The game received "generally favorable reviews", according to review aggregator platform Metacritic.

PCGames N awarded the game 7: "Improves on its predecessor in clever ways and still boasts the most gorgeous dinosaurs ever made in a game. But dealing with disastrous events beyond your control still isn't any fun, even if it's thematic for the Jurassic Park IP".

Early sales on the PC were lower than expected, as the game was released during the same week as several other high-profile PC games. The home console versions sold as expected, and the game had approximately 500,000 players across all platforms within two weeks of its release.
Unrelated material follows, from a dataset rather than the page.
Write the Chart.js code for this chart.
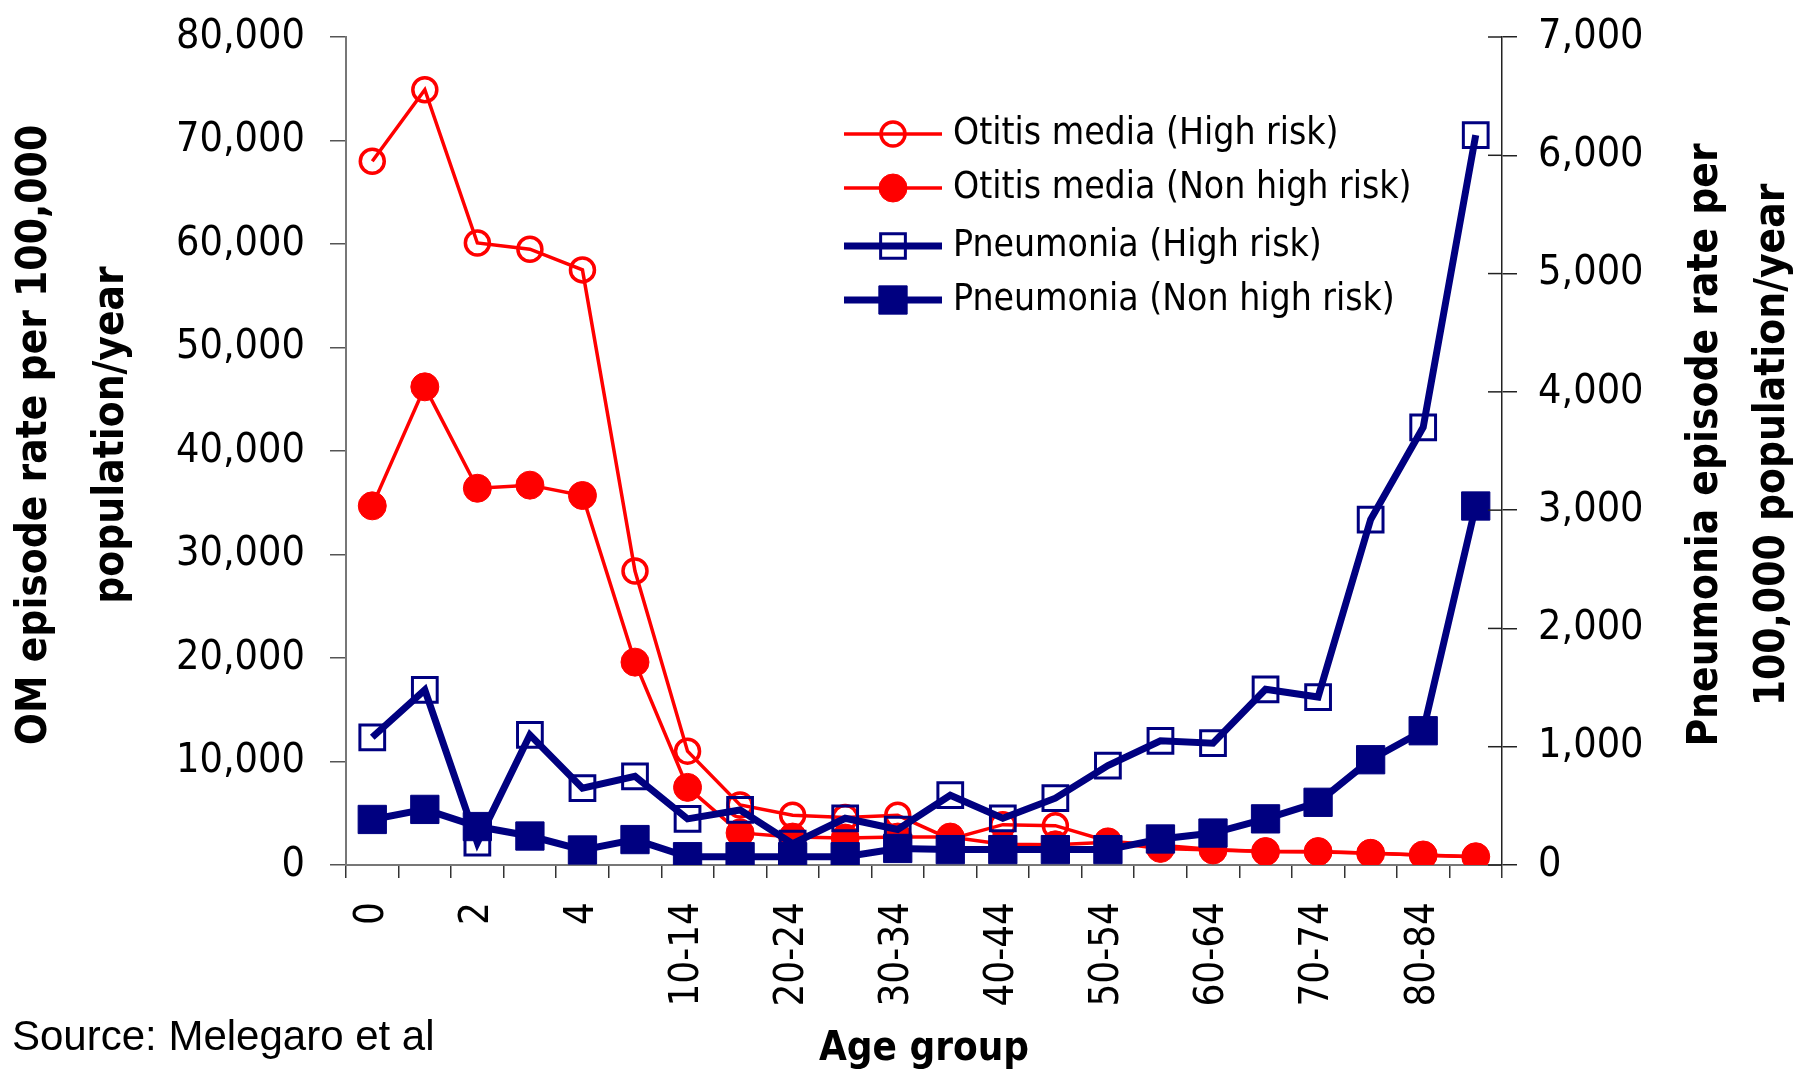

Frontier expected the game to raise more revenue than its predecessor within its first year, in part because of the upcoming release of Jurassic World Dominion.

Aggregate score
| Aggregator | Score |
|---|---|
| Metacritic | (PC) 77/100 (PS5) 79/100 (XBO) 81/100 (XSX) 74/100 |

Review scores
| Publication | Score |
|---|---|
| Destructoid | 8.5/10 |
| Game Informer | 8/10 |
| Hardcore Gamer | 4/5 |
| PCGamesN | 7/10 |
| Push Square | 8/10 |

==Sequel==

A sequel, Jurassic World Evolution 3, was announced by Frontier Developments in May 2024 and released on October 21, 2025.